Written problem
Print the lines of the listing below verbatim from its first line through the line bearing "const starValue = [720];". Any pictures are to be omitted.

--- start of Data lines ---

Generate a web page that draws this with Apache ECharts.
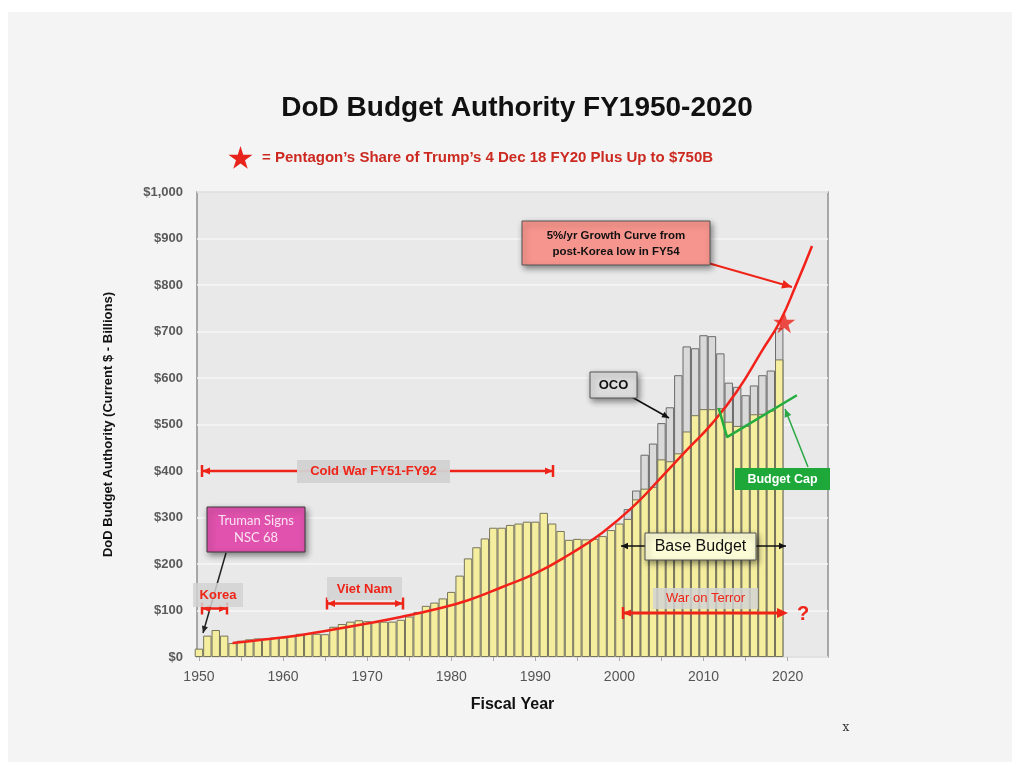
<!DOCTYPE html>
<html>
<head>
<meta charset="utf-8">
<script src="https://cdn.jsdelivr.net/npm/echarts@6/dist/echarts.min.js"></script>
<style>
  html, body { margin: 0; background: #ffffff; }
  #panel { position: absolute; left: 8px; top: 12px; width: 1004px; height: 750px; background: #f3f4f3; }
  #chart { position: absolute; left: 0; top: 0; width: 1022px; height: 771px; }
</style>
</head>
<body>
<div id="panel"></div>
<div id="chart"></div>
<script>
// fiscal years shown as bars
const years = [
  1950, 1951, 1952, 1953, 1954, 1955, 1956, 1957, 1958, 1959,
  1960, 1961, 1962, 1963, 1964, 1965, 1966, 1967, 1968, 1969,
  1970, 1971, 1972, 1973, 1974, 1975, 1976, 1977, 1978, 1979,
  1980, 1981, 1982, 1983, 1984, 1985, 1986, 1987, 1988, 1989,
  1990, 1991, 1992, 1993, 1994, 1995, 1996, 1997, 1998, 1999,
  2000, 2001, 2002, 2003, 2004, 2005, 2006, 2007, 2008, 2009,
  2010, 2011, 2012, 2013, 2014, 2015, 2016, 2017, 2018, 2019
];
// base budget ($B)
const baseValues = [
  18, 46, 58, 46, 30, 35, 38, 40, 40, 42,
  42, 45, 50, 51, 50, 49, 65, 71, 76, 79,
  77, 75, 76, 76, 80, 87, 97, 110, 117, 126,
  140, 175, 212, 236, 255, 278, 278, 284, 287, 291,
  291, 310, 287, 271, 252, 254, 253, 254, 260, 273,
  287, 297, 339, 362, 366, 425, 421, 438, 485, 520,
  533, 533, 535, 506, 497, 497, 522, 523, 530, 640
];
// OCO on top of base ($B)
const ocoValues = [
  0, 0, 0, 0, 0, 0, 0, 0, 0, 0,
  0, 0, 0, 0, 0, 0, 0, 0, 0, 0,
  0, 0, 0, 0, 0, 0, 0, 0, 0, 0,
  0, 0, 0, 0, 0, 0, 0, 0, 0, 0,
  0, 0, 0, 0, 0, 0, 0, 0, 0, 0,
  0, 21, 19, 73, 93, 78, 116, 168, 183, 144,
  159, 157, 118, 84, 84, 66, 62, 83, 86, 67
];
// 5%/yr growth curve as drawn
const growthYears = [1954, 1958, 1962, 1966, 1970, 1974, 1978, 1982, 1986, 1990, 1994, 1998, 2002, 2005, 2008, 2011, 2014, 2017, 2019.1, 2021, 2022.9];
const growthValues = [30, 38, 47, 59, 72, 86, 102, 122, 150, 180, 220, 268, 330, 387, 445, 502, 572, 660, 722, 800, 884];
// budget cap line
const capYears = [2011.8, 2012.8, 2021.1];
const capValues = [535, 473, 563];
// star: FY20 plus-up
const starYear = [2019.6];
const starValue = [720];

const yTicks = [0, 100, 200, 300, 400, 500, 600, 700, 800, 900, 1000];
const xLabelYears = [1950, 1960, 1970, 1980, 1990, 2000, 2010, 2020];
const xTickYears = [1950, 1955, 1960, 1965, 1970, 1975, 1980, 1985, 1990, 1995, 2000, 2005, 2010, 2015, 2020];

const FONT = '"Liberation Sans", Arial, Helvetica, sans-serif';
const RED = '#ee2418';
const STAR = 'path://M50,0 L61,35 L98,35 L68,57 L79,91 L50,70 L21,91 L32,57 L2,35 L39,35 Z';
const starPts = [[50, 0], [61, 35], [98, 35], [68, 57], [79, 91], [50, 70], [21, 91], [32, 57], [2, 35], [39, 35]];

const chart = echarts.init(document.getElementById('chart'));

// annotation helpers (pixel space)
const els = [];
function txt(x, y, text, font, fill, align) {
  els.push({ type: 'text', x: x, y: y, z: 120,
    style: { text: text, font: font, fill: fill, align: align || 'center', verticalAlign: 'middle' } });
}
function box(x, y, w, h, fill, stroke, shadow) {
  els.push({ type: 'rect', z: 110, shape: { x: x, y: y, width: w, height: h },
    style: { fill: fill, stroke: stroke || null, lineWidth: 1,
      shadowBlur: shadow ? 6 : 0, shadowColor: 'rgba(0,0,0,0.45)', shadowOffsetX: shadow ? 2 : 0, shadowOffsetY: shadow ? 3 : 0 } });
}
function line(x1, y1, x2, y2, color, width) {
  els.push({ type: 'line', z: 105, shape: { x1: x1, y1: y1, x2: x2, y2: y2 }, style: { stroke: color, lineWidth: width } });
}
function head(x, y, dx, dy, size, color) {
  const l = Math.hypot(dx, dy), ux = dx / l, uy = dy / l;
  const bx = x - ux * size, by = y - uy * size, w = size * 0.45;
  els.push({ type: 'polygon', z: 106, shape: { points: [[x, y], [bx - uy * w, by + ux * w], [bx + uy * w, by - ux * w]] }, style: { fill: color } });
}
function arrow(x1, y1, x2, y2, color, width, size) {
  line(x1, y1, x2, y2, color, width);
  head(x2, y2, x2 - x1, y2 - y1, size, color);
}
function cap(x, y, dir, color) {
  line(x, y - 6, x, y + 6, color, 2.5);
  head(x, y, dir, 0, 8, color);
}

// Truman box
box(207, 507, 98, 45, '#e052ad', '#3a3a3a', true);
txt(256, 521, 'Truman Signs', '13px Lato, "Open Sans", sans-serif', '#fbe3f3');
txt(256, 538, 'NSC 68', '13px Lato, "Open Sans", sans-serif', '#fbe3f3');
arrow(226, 553, 203, 633, '#222', 1.5, 7);

// Korea
box(193, 583, 50, 24, 'rgba(210,210,210,0.85)');
txt(218, 595, 'Korea', 'bold 13px ' + FONT, RED);
line(202, 608.5, 227, 608.5, RED, 2.5);
cap(202, 608.5, -1, RED); cap(227, 608.5, 1, RED);

// Viet Nam
box(327, 577, 75, 23, 'rgba(210,210,210,0.85)');
txt(364.5, 589, 'Viet Nam', 'bold 13px ' + FONT, RED);
line(327, 603.5, 403, 603.5, RED, 2.5);
cap(327, 603.5, -1, RED); cap(403, 603.5, 1, RED);

// Cold War
line(202, 471, 553, 471, RED, 2.5);
cap(202, 471, -1, RED); cap(553, 471, 1, RED);
box(297, 460, 153, 23, 'rgba(210,210,210,0.95)');
txt(373.5, 471.5, 'Cold War FY51-FY92', 'bold 13px ' + FONT, RED);

// War on Terror
box(653, 588, 105, 21, 'rgba(210,210,210,0.85)');
txt(705.5, 598.5, 'War on Terror', '13px ' + FONT, RED);
line(623, 613, 780, 613, RED, 3);
cap(623, 613, -1, RED);
head(788, 613, 1, 0, 11, RED);
txt(803, 614, '?', 'bold 20px ' + FONT, RED);

// Base Budget
arrow(645, 546, 621, 546, '#111', 1.5, 7);
arrow(756, 546, 786, 546, '#111', 1.5, 7);
box(645, 533, 111, 27, '#fcfcd6', '#555', true);
txt(700.5, 547, 'Base Budget', '16px ' + FONT, '#111');

// OCO
arrow(630, 396, 669, 418, '#111', 1.5, 7);
box(590, 372, 47, 26, '#dcdcdc', '#555', true);
txt(613.5, 385.5, 'OCO', 'bold 13px ' + FONT, '#111');

// growth curve note
arrow(708, 263, 792, 287, RED, 2, 10);
box(522, 221, 188, 44, '#f6958d', '#555', true);
txt(616, 236, '5%/yr Growth Curve from', 'bold 11.5px ' + FONT, '#111');
txt(616, 252, 'post-Korea low in FY54', 'bold 11.5px ' + FONT, '#111');

// Budget cap note
arrow(808, 467, 785, 409, '#2aa845', 1.5, 8);
box(735, 468, 95, 22, '#1ea83a');
txt(782.5, 479.5, 'Budget Cap', 'bold 12.5px ' + FONT, '#ffffff');

// titles
txt(517, 108, 'DoD Budget Authority FY1950-2020', 'bold 28px ' + FONT, '#111');
els.push({ type: 'polygon', z: 120,
  shape: { points: starPts.map(p => [228 + p[0] * 0.25, 146 + p[1] * 0.25]) },
  style: { fill: '#e8231b' } });
txt(262, 158, '= Pentagon\u2019s Share of Trump\u2019s 4 Dec 18 FY20 Plus Up to $750B', 'bold 15px ' + FONT, '#cc2a21', 'left');
txt(846, 728, 'x', '12px "DejaVu Serif", serif', '#333');

const option = {
  backgroundColor: 'transparent',
  animation: false,
  grid: {
    left: 197, right: 194, top: 192, bottom: 114,
    show: true, backgroundColor: '#e9e9e9', borderColor: '#8e8e8e', borderWidth: 1.5
  },
  xAxis: {
    type: 'value', min: 1949.77, max: 2024.8,
    name: 'Fiscal Year', nameLocation: 'middle', nameGap: 40,
    nameTextStyle: { fontFamily: FONT, fontWeight: 'bold', fontSize: 16, color: '#111' },
    axisLine: { show: false },
    axisTick: { show: true, customValues: xTickYears, length: 4, lineStyle: { color: '#aaa' } },
    axisLabel: { customValues: xLabelYears, formatter: v => String(v), margin: 13,
      fontFamily: FONT, fontSize: 14, color: '#555' },
    splitLine: { show: false }
  },
  yAxis: {
    type: 'value', min: yTicks[0], max: yTicks[yTicks.length - 1], interval: 100,
    name: 'DoD Budget Authority (Current $ - Billions)', nameLocation: 'middle', nameGap: 82,
    nameTextStyle: { fontFamily: FONT, fontWeight: 'bold', fontSize: 13, color: '#111' },
    axisLine: { show: false }, axisTick: { show: false },
    axisLabel: { formatter: v => '$' + v.toLocaleString('en-US'), margin: 14,
      fontFamily: FONT, fontWeight: 'bold', fontSize: 13, color: '#5a5a5a' },
    splitLine: { lineStyle: { color: '#f6f6f6', width: 1.5 } }
  },
  series: [
    {
      name: 'OCO', type: 'bar', barWidth: 8.4, barGap: '-100%', clip: true,
      data: years.map((y, i) => [y, baseValues[i] + ocoValues[i]]).filter((d, i) => ocoValues[i] > 0),
      itemStyle: { color: '#d9d9d9', borderColor: '#6a6a6a', borderWidth: 1 }
    },
    {
      name: 'Base', type: 'bar', barWidth: 8.4, barGap: '-100%', clip: true,
      data: years.map((y, i) => [y, baseValues[i]]),
      itemStyle: { color: '#f5ee9f', borderColor: '#77745c', borderWidth: 1 }
    },
    {
      name: 'Growth', type: 'line', smooth: true, symbol: 'none', z: 5,
      data: growthYears.map((y, i) => [y, growthValues[i]]),
      lineStyle: { color: '#f2221a', width: 2.5 }
    },
    {
      name: 'Cap', type: 'line', symbol: 'none', z: 5,
      data: capYears.map((y, i) => [y, capValues[i]]),
      lineStyle: { color: '#23ad3f', width: 2.5 }
    },
    {
      name: 'FY20', type: 'scatter', symbol: STAR, symbolSize: 22, z: 6,
      data: starYear.map((y, i) => [y, starValue[i]]),
      itemStyle: { color: '#ea2219' }
    }
  ],
  graphic: { elements: els }
};

chart.setOption(option);
</script>
</body>
</html>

--- end of Data lines ---

Output for this exercise
Generate a web page that draws this with Apache ECharts.
<!DOCTYPE html>
<html>
<head>
<meta charset="utf-8">
<script src="https://cdn.jsdelivr.net/npm/echarts@6/dist/echarts.min.js"></script>
<style>
  html, body { margin: 0; background: #ffffff; }
  #panel { position: absolute; left: 8px; top: 12px; width: 1004px; height: 750px; background: #f3f4f3; }
  #chart { position: absolute; left: 0; top: 0; width: 1022px; height: 771px; }
</style>
</head>
<body>
<div id="panel"></div>
<div id="chart"></div>
<script>
// fiscal years shown as bars
const years = [
  1950, 1951, 1952, 1953, 1954, 1955, 1956, 1957, 1958, 1959,
  1960, 1961, 1962, 1963, 1964, 1965, 1966, 1967, 1968, 1969,
  1970, 1971, 1972, 1973, 1974, 1975, 1976, 1977, 1978, 1979,
  1980, 1981, 1982, 1983, 1984, 1985, 1986, 1987, 1988, 1989,
  1990, 1991, 1992, 1993, 1994, 1995, 1996, 1997, 1998, 1999,
  2000, 2001, 2002, 2003, 2004, 2005, 2006, 2007, 2008, 2009,
  2010, 2011, 2012, 2013, 2014, 2015, 2016, 2017, 2018, 2019
];
// base budget ($B)
const baseValues = [
  18, 46, 58, 46, 30, 35, 38, 40, 40, 42,
  42, 45, 50, 51, 50, 49, 65, 71, 76, 79,
  77, 75, 76, 76, 80, 87, 97, 110, 117, 126,
  140, 175, 212, 236, 255, 278, 278, 284, 287, 291,
  291, 310, 287, 271, 252, 254, 253, 254, 260, 273,
  287, 297, 339, 362, 366, 425, 421, 438, 485, 520,
  533, 533, 535, 506, 497, 497, 522, 523, 530, 640
];
// OCO on top of base ($B)
const ocoValues = [
  0, 0, 0, 0, 0, 0, 0, 0, 0, 0,
  0, 0, 0, 0, 0, 0, 0, 0, 0, 0,
  0, 0, 0, 0, 0, 0, 0, 0, 0, 0,
  0, 0, 0, 0, 0, 0, 0, 0, 0, 0,
  0, 0, 0, 0, 0, 0, 0, 0, 0, 0,
  0, 21, 19, 73, 93, 78, 116, 168, 183, 144,
  159, 157, 118, 84, 84, 66, 62, 83, 86, 67
];
// 5%/yr growth curve as drawn
const growthYears = [1954, 1958, 1962, 1966, 1970, 1974, 1978, 1982, 1986, 1990, 1994, 1998, 2002, 2005, 2008, 2011, 2014, 2017, 2019.1, 2021, 2022.9];
const growthValues = [30, 38, 47, 59, 72, 86, 102, 122, 150, 180, 220, 268, 330, 387, 445, 502, 572, 660, 722, 800, 884];
// budget cap line
const capYears = [2011.8, 2012.8, 2021.1];
const capValues = [535, 473, 563];
// star: FY20 plus-up
const starYear = [2019.6];
const starValue = [720];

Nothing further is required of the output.